Scope of J-BHI

J-BHI publishes original papers describing recent advances in the field of biomedical and health informatics where information and communication technologies intersect with health, healthcare, life sciences and biomedicine. Papers must contain original content in theoretical analysis, methods, technical development, and/or novel clinical applications of information systems. Topics covered by J-BHI include but are not limited to: acquisition, transmission, storage, retrieval, management, processing and analysis of biomedical and health information; applications of information and communication technologies in the practice of healthcare, public health, patient monitoring, preventive care, early diagnosis of diseases, discovery of new therapies, and patient specific treatment protocols leading to improved outcomes; and the integration of electronic medical and health records, methods of longitudinal data analysis, data mining and discovery tools. Manuscripts may deal with these applications and their integration, such as clinical information systems, decision support systems, medical and biological imaging informatics, wearable systems, body area/sensor networks, informatics in biological and physiological systems, personalized and pervasive health technologies (u-, p-, m- and e-Health), telemedicine, home healthcare and wellness management. Topics related to integration include interoperability, protocol-based patient care, evidence-based medicine, and methods of secure patient data.

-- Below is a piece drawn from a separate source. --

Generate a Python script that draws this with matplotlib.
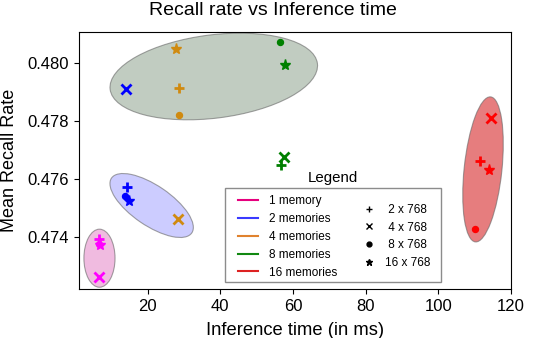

Specific topics covered by J-BHI include but are not limited to:

  • Sensor Informatics – body sensor networks; wearable, ingestible and implantable systems; biosensor design, miniaturisation and embodiment; antennas, RF and intra-body communication; wireless communication standards, security and privacy, and QoS; smart point-of-care and wireless physiological monitoring devices (e.g. ECG, EMG, EEG and PPG); ASIC and embedded system design, on-node processing, smart devices and app development; autonomic sensing, distributed inference, context aware sensing and multi-sensor fusion; data compression; wearable and assistive devices for rehabilitation, well-being and ageing population;
  • Bioinformatics – biological information systems and large scale ‘-omics’ databases, modelling, pattern matching and algorithms; systems biology, computational biology, and organ/system/disease-level informatics (e.g. physiome, neuro-informatics, cancer-informatics, and cardiovascular-informatics platforms);
  • Imaging Informatics – image-enabled electronic medical records (EMR), PACS, hospital information systems (HIS), and radiology information systems (RIS) integration; computer aided diagnosis, database aggregation and distribution; image biomarkers and high-throughput systems; metadata, ontology and content-based image retrieval and decision support; multi-scale image fusion, visualization, high-content screening and image data mining;
  • Medical Informatics – electronic health record, interoperability, connectivity, semantics, syntax, vocabulary, terminology, ontologies, standards, clinical guidelines/pathways, protocols; privacy, security, trust, PKI, smart card technology; regional and community health information networks, hospital information systems and clinical information systems, including PACS and disease management systems; collaborative technologies in health care delivery, including telemedicine; intelligent interpretation of health data, decision support systems, computer assisted, remote guidance and virtual reality applications in diagnostic and therapeutic procedures.
  • Public Health Informatics – pervasive healthcare, wellness management utilising, e.g., ubiquitous computing, smart environments, embedded and wearable sensors; influenza monitoring and prediction; life-style chronic disease management and behaviour modification; personalized and pervasive health technologies (telemedicine, u-, p-, m- and e-Health) for public health.
  • Modeling and AI in Informatics – Multiscale modeling molecular/cellular/tissue/organ/system/disease-level informatics, neuro-informatics, cancer-informatics, and cardiovascular-informatics platforms); data science and data engineering for biomedicine and health; network mining and modeling; biomedical and health data curation, augmentation and harmonization; machine learning and artificial intelligence methodologies for biomedical data analysis and interpretation; intelligent decision support systems for improving health outcomes; and intelligent informatics for extended digital health reality.

In the topics of Sensor Informatics, Imaging Informatics, Medical Informatics and Public Health Informatics only human studies are allowed, while in the area of Bioinformatics both human and animal studies are allowed.